• Work to be completed: Determine how many lines include the word "chart", then give that number and nothing more.

• Excerpted data:
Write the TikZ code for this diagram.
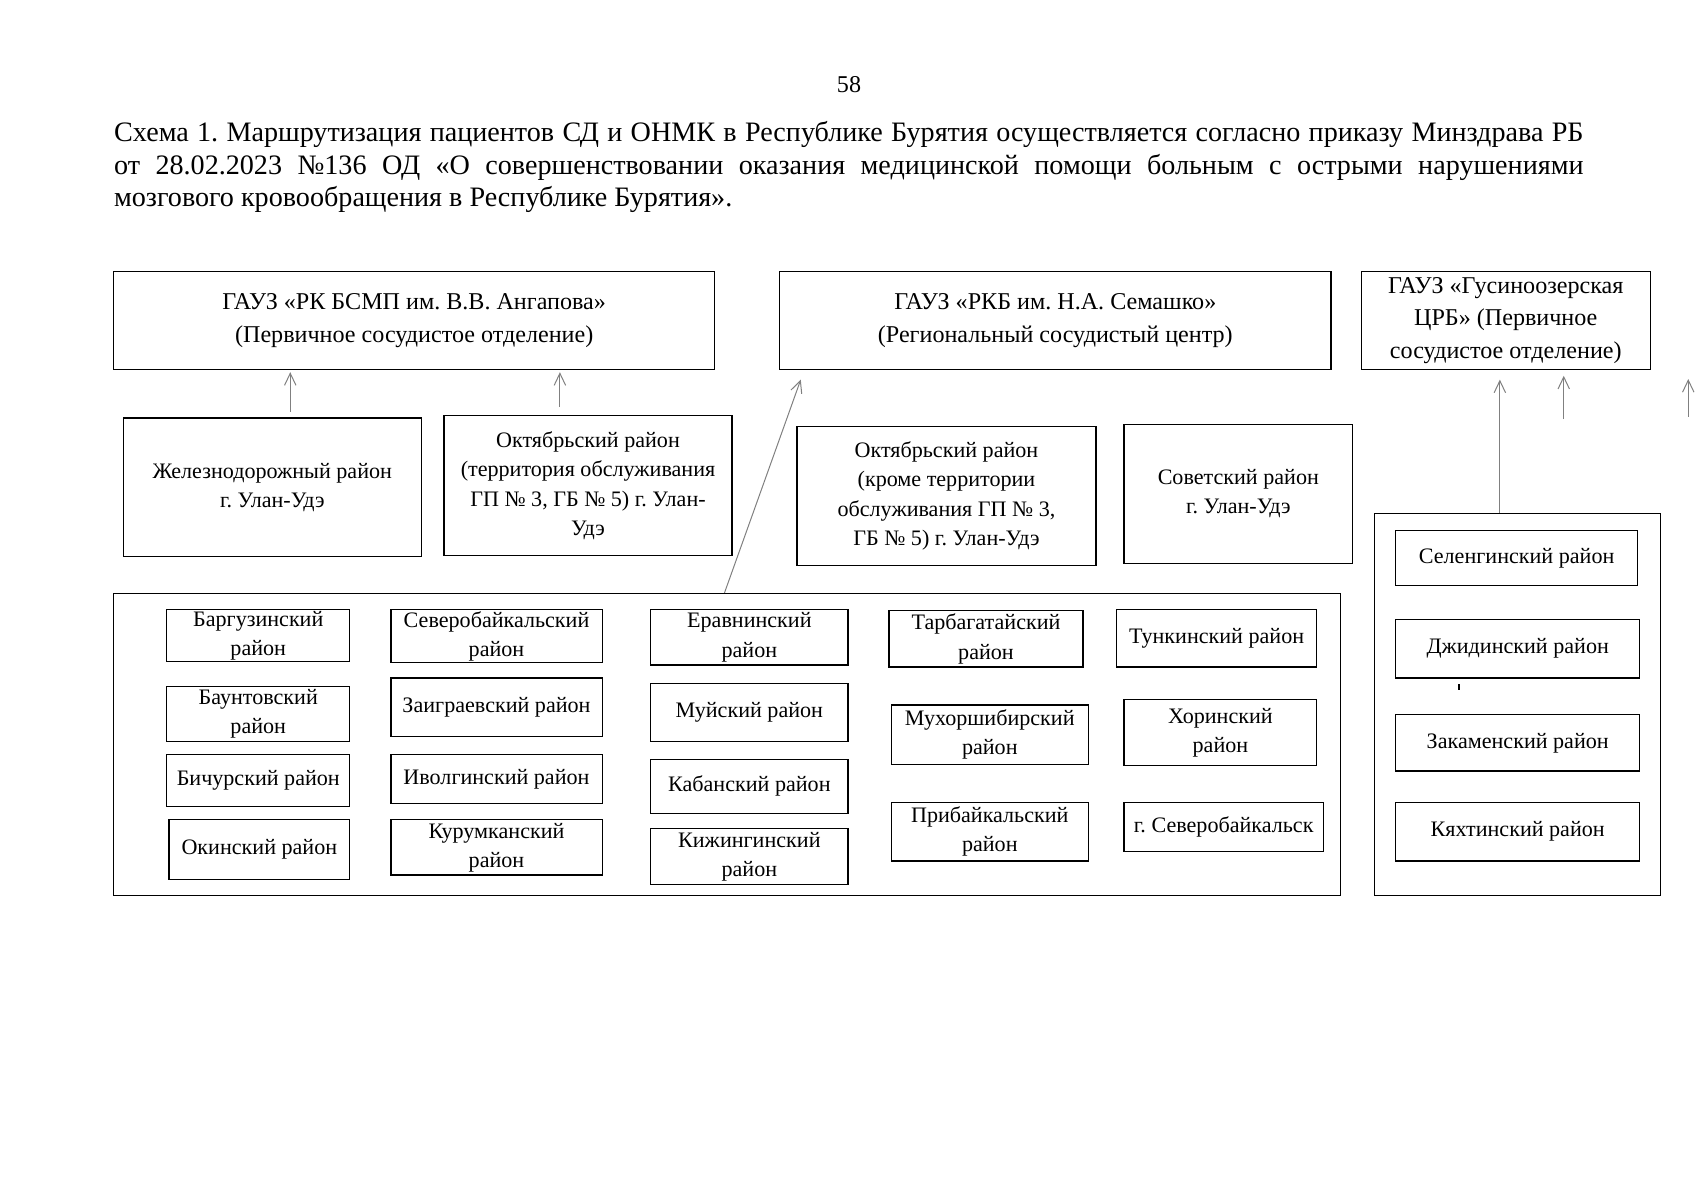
\documentclass[tikz,border=0pt]{standalone}
\usepackage{fontspec}
\setmainfont{Liberation Serif}
\usetikzlibrary{arrows.meta}
\frenchspacing

\begin{document}
\begin{tikzpicture}[x=0.18941mm,y=-0.18941mm,>={Straight Barb[length=2.1mm,width=2mm]},
  main node/.style={draw,line width=0.6pt,inner sep=0pt,align=center,font=\fontsize{12}{16.1}\selectfont},
  district node/.style={main node,font=\fontsize{11}{14.5}\selectfont},
  frame node/.style={draw,line width=0.6pt,inner sep=0pt},
  box size/.style 2 args={minimum width=#1*0.18941mm,minimum height=#2*0.18941mm},
  route/.style={->,gray,line width=0.5pt}]
  \useasboundingbox (0,0) rectangle (1568,1108);

  % page number and caption
  \node (page) at (784,78) {\fontsize{12}{14}\selectfont 58};
  \node[anchor=north west,inner sep=0pt,text width=1357*0.18941mm,align=justify,
        font=\fontsize{14}{16.1}\selectfont] (title) at (105,112)
    {Схема 1. Маршрутизация пациентов СД и ОНМК в Республике Бурятия осуществляется согласно приказу Минздрава РБ\linebreak
     от 28.02.2023 №136 ОД «О совершенствовании оказания медицинской помощи больным с острыми нарушениями\linebreak
     мозгового кровообращения в Республике Бурятия».};

  % hospitals
  \node[main node,box size={555}{90}] (a1) at (382.5,296) {ГАУЗ «РК БСМП им. В.В. Ангапова»\\(Первичное сосудистое отделение)};
  \node[main node,box size={509}{90}] (a2) at (974.5,296) {ГАУЗ «РКБ им. Н.А. Семашко»\\(Региональный сосудистый центр)};
  \node[main node,box size={267}{90}] (a3) at (1390.5,296) {ГАУЗ «Гусиноозерская\\ЦРБ» (Первичное\\сосудистое отделение)};

  % city districts
  \node[district node,box size={275}{128}] (b1) at (251.5,450) {Железнодорожный район\\г. Улан-Удэ};
  \node[district node,box size={266}{129}] (b2) at (543,448.5) {Октябрьский район\\(территория обслуживания\\ГП № 3, ГБ № 5) г. Улан-\\Удэ};
  \node[district node,box size={276}{128}] (b3) at (874,458) {Октябрьский район\\(кроме территории\\обслуживания ГП № 3,\\ГБ № 5) г. Улан-Удэ};
  \node[district node,box size={211}{128}] (b4) at (1143.5,456) {Советский район\\г. Улан-Удэ};

  % frames
  \node[frame node,box size={1133}{279}] (c) at (671.5,687.5) {};
  \node[frame node,box size={264}{353}] (d) at (1401,650.5) {};

  % regions
  \node[district node,box size={169}{48}] (c1) at (238.5,587) {Баргузинский\\район};
  \node[district node,box size={169}{51}] (c2) at (238.5,659.5) {Баунтовский\\район};
  \node[district node,box size={169}{48}] (c3) at (238.5,721) {Бичурский район};
  \node[district node,box size={167}{55}] (c4) at (239.5,784.5) {Окинский район};

  \node[district node,box size={195}{49}] (c5) at (458.5,587.5) {Северобайкальский\\район};
  \node[district node,box size={195}{54}] (c6) at (458.5,653) {Заиграевский район};
  \node[district node,box size={195}{45}] (c7) at (458.5,719.5) {Иволгинский район};
  \node[district node,box size={195}{51}] (c8) at (458.5,782.5) {Курумканский\\район};

  \node[district node,box size={182}{51}] (c9) at (692,588.5) {Еравнинский\\район};
  \node[district node,box size={182}{54}] (c10) at (692,658) {Муйский район};
  \node[district node,box size={182}{50}] (c11) at (692,726) {Кабанский район};
  \node[district node,box size={182}{52}] (c12) at (692,791) {Кижингинский\\район};

  \node[district node,box size={179}{52}] (c13) at (910.5,590) {Тарбагатайский\\район};
  \node[district node,box size={182}{55}] (c14) at (914,678.5) {Мухоршибирский\\район};
  \node[district node,box size={182}{54}] (c15) at (914,768) {Прибайкальский\\район};

  \node[district node,box size={185}{53}] (c16) at (1123.5,589.5) {Тункинский район};
  \node[district node,box size={178}{61}] (c17) at (1127,676.5) {Хоринский\\район};
  \node[district node,box size={184}{45}] (c18) at (1130,763.5) {г. Северобайкальск};

  \node[district node,box size={223}{51}] (d1) at (1400.5,515.5) {Селенгинский район};
  \node[district node,box size={225}{54}] (d2) at (1401.5,599) {Джидинский район};
  \node[district node,box size={225}{52}] (d3) at (1401.5,686) {Закаменский район};
  \node[district node,box size={225}{54}] (d4) at (1401.5,768) {Кяхтинский район};
  \fill (1346.5,632) rectangle (1348,637);

  \coordinate (e1) at (1444,387);
  \coordinate (e2) at (1444,347);
  \coordinate (f1) at (1559,385);
  \coordinate (f2) at (1559,350);

  % routes
  \draw[route,shorten <=0.95mm,shorten >=0.4mm] ([xshift=3.13mm]b1.north) -- ([xshift=3.13mm]b1.north |- a1.south);
  \draw[route,shorten <=1.5mm,shorten >=0.4mm] ([xshift=-4.92mm]b2.north) -- ([xshift=-4.92mm]b2.north |- a2.south);
  \draw[route] ([xshift=-0.47mm]c.north) -- ([xshift=3.79mm,yshift=-1.7mm]a2.south west);
  \draw[route,shorten >=1.7mm] ([xshift=-3.03mm]d.north) -- ([xshift=-3.03mm]d.north |- a3.south);
  \draw[route] (e1) -- (e2);
  \draw[route] (f1) -- (f2);
\end{tikzpicture}
\end{document}
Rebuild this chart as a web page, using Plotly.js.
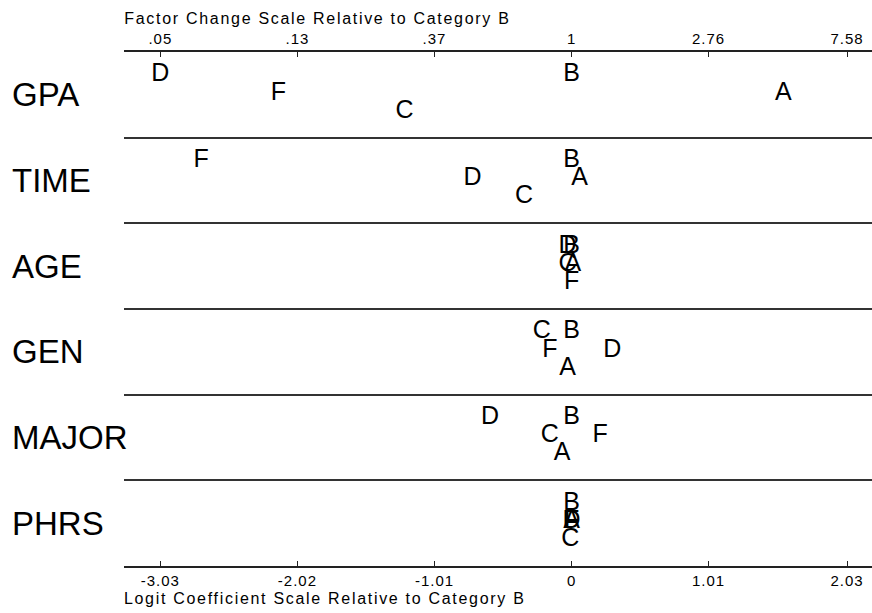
<!DOCTYPE html>
<html>
<head>
<meta charset="utf-8">
<script src="https://cdn.plot.ly/plotly-3.0.1.min.js"></script>
<style>
html,body{margin:0;padding:0;background:#fff;}
#chart{width:872px;height:613px;}
.xtick text, .x2tick text{letter-spacing:1px;}
g.annotation[data-index="6"] text, g.annotation[data-index="7"] text{letter-spacing:1.7px;}
</style>
</head>
<body>
<div id="chart"></div>
<script>
// Variables (rows, top to bottom)
const variables = ['GPA', 'TIME', 'AGE', 'GEN', 'MAJOR', 'PHRS'];
// Outcome categories (plotted letters)
const categories = ['A', 'B', 'C', 'D', 'F'];
// Logit coefficients relative to category B, per variable
const coefA = [1.56, 0.06, 0.01, -0.03, -0.07, 0.00];
const coefB = [0.00, 0.00, 0.00, 0.00, 0.00, 0.00];
const coefC = [-1.23, -0.35, -0.03, -0.22, -0.16, -0.01];
const coefD = [-3.03, -0.73, -0.03, 0.30, -0.60, 0.00];
const coefF = [-2.16, -2.73, 0.00, -0.16, 0.21, 0.00];
// Vertical offset level of each letter within its row (0 = top, 1 = middle, 2 = bottom)
const levelA = [1, 1, 1, 2, 2, 1];
const levelB = [0, 0, 0, 0, 0, 0];
const levelC = [2, 2, 1, 0, 1, 2];
const levelD = [0, 1, 0, 1, 0, 1];
const levelF = [1, 0, 2, 1, 1, 1];
// Axis ticks
const logitTicks = [-3.03, -2.02, -1.01, 0, 1.01, 2.03];
const logitTickText = ['-3.03', '-2.02', '-1.01', '0', '1.01', '2.03'];
const factorTickText = ['.05', '.13', '.37', '1', '2.76', '7.58'];

const coefs = [coefA, coefB, coefC, coefD, coefF];
const levels = [levelA, levelB, levelC, levelD, levelF];
const levelPos = [0.27, 0.485, 0.695];

const FONT = 'Liberation Sans, Arial, sans-serif';

const traces = categories.map((cat, ci) => ({
  type: 'scatter',
  mode: 'text',
  x: coefs[ci],
  y: levels[ci].map((lv, ri) => ri + levelPos[lv]),
  text: variables.map(() => cat),
  textposition: 'middle center',
  textfont: {family: FONT, size: 25, color: '#000'},
  hoverinfo: 'skip',
  showlegend: false,
  xaxis: 'x',
  yaxis: 'y'
}));

// invisible trace to activate the top (factor change) axis
traces.push({
  type: 'scatter', mode: 'markers', x: [0], y: [0.5],
  marker: {opacity: 0}, hoverinfo: 'skip', showlegend: false,
  xaxis: 'x2', yaxis: 'y'
});

const annotations = variables.map((v, ri) => ({
  text: v, xref: 'paper', yref: 'y', x: -0.152, y: ri + 0.5,
  xanchor: 'left', yanchor: 'middle', showarrow: false,
  font: {family: FONT, size: 33, color: '#000'}
}));
annotations.push({
  text: 'Factor Change Scale Relative to Category B',
  xref: 'paper', yref: 'paper', x: 0, y: 1.0, yshift: 34, xshift: 34,
  xanchor: 'left', yanchor: 'middle', showarrow: false,
  font: {family: FONT, size: 16, color: '#000'}
});
annotations.push({
  text: 'Logit Coefficient Scale Relative to Category B',
  xref: 'paper', yref: 'paper', x: 0, y: 0, yshift: -32, xshift: 37,
  xanchor: 'left', yanchor: 'middle', showarrow: false,
  font: {family: FONT, size: 16, color: '#000'}
});

const xrange = [-3.298, 2.214];

const layout = {
  width: 872, height: 613,
  margin: {l: 124, r: 0, t: 52, b: 47, pad: 0},
  paper_bgcolor: '#fff', plot_bgcolor: '#fff',
  showlegend: false,
  xaxis: {
    range: xrange, showgrid: false, zeroline: false,
    showline: true, linecolor: '#222', linewidth: 2,
    ticks: 'inside', ticklen: 5, tickwidth: 1, tickcolor: '#222',
    tickmode: 'array', tickvals: logitTicks, ticktext: logitTickText,
    tickfont: {family: FONT, size: 15, color: '#000'},
    fixedrange: true
  },
  xaxis2: {
    range: xrange, overlaying: 'x', side: 'top', anchor: 'y',
    showgrid: false, zeroline: false,
    showline: true, linecolor: '#222', linewidth: 2,
    ticks: 'inside', ticklen: 5, tickwidth: 1, tickcolor: '#222',
    tickmode: 'array', tickvals: logitTicks, ticktext: factorTickText,
    tickfont: {family: FONT, size: 15, color: '#000'},
    fixedrange: true
  },
  yaxis: {
    range: [6, 0], showgrid: true, gridcolor: '#333', gridwidth: 2,
    tickmode: 'array', tickvals: [1, 2, 3, 4, 5],
    showticklabels: false, ticks: '', zeroline: false, showline: false,
    fixedrange: true
  },
  annotations: annotations
};

Plotly.newPlot('chart', traces, layout, {displayModeBar: false, staticPlot: true});
</script>
</body>
</html>
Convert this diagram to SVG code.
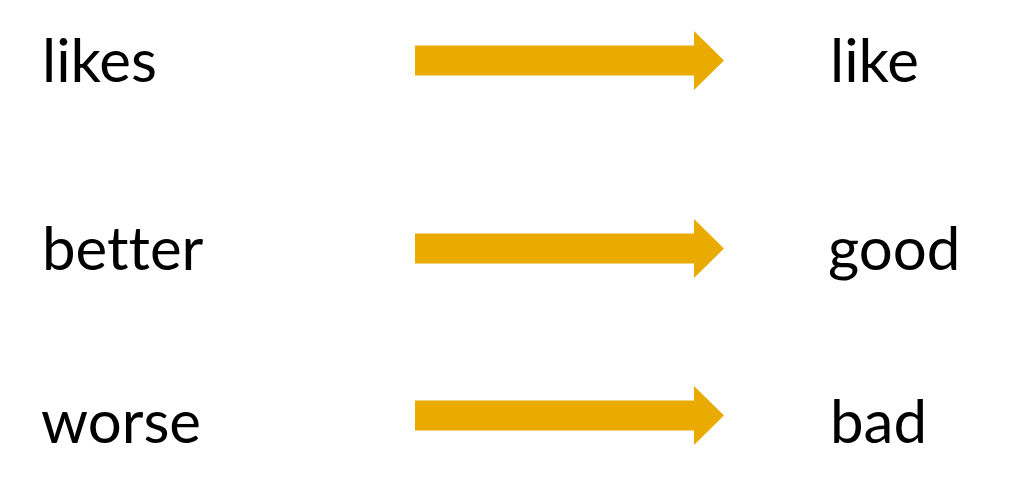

• Written answer: 4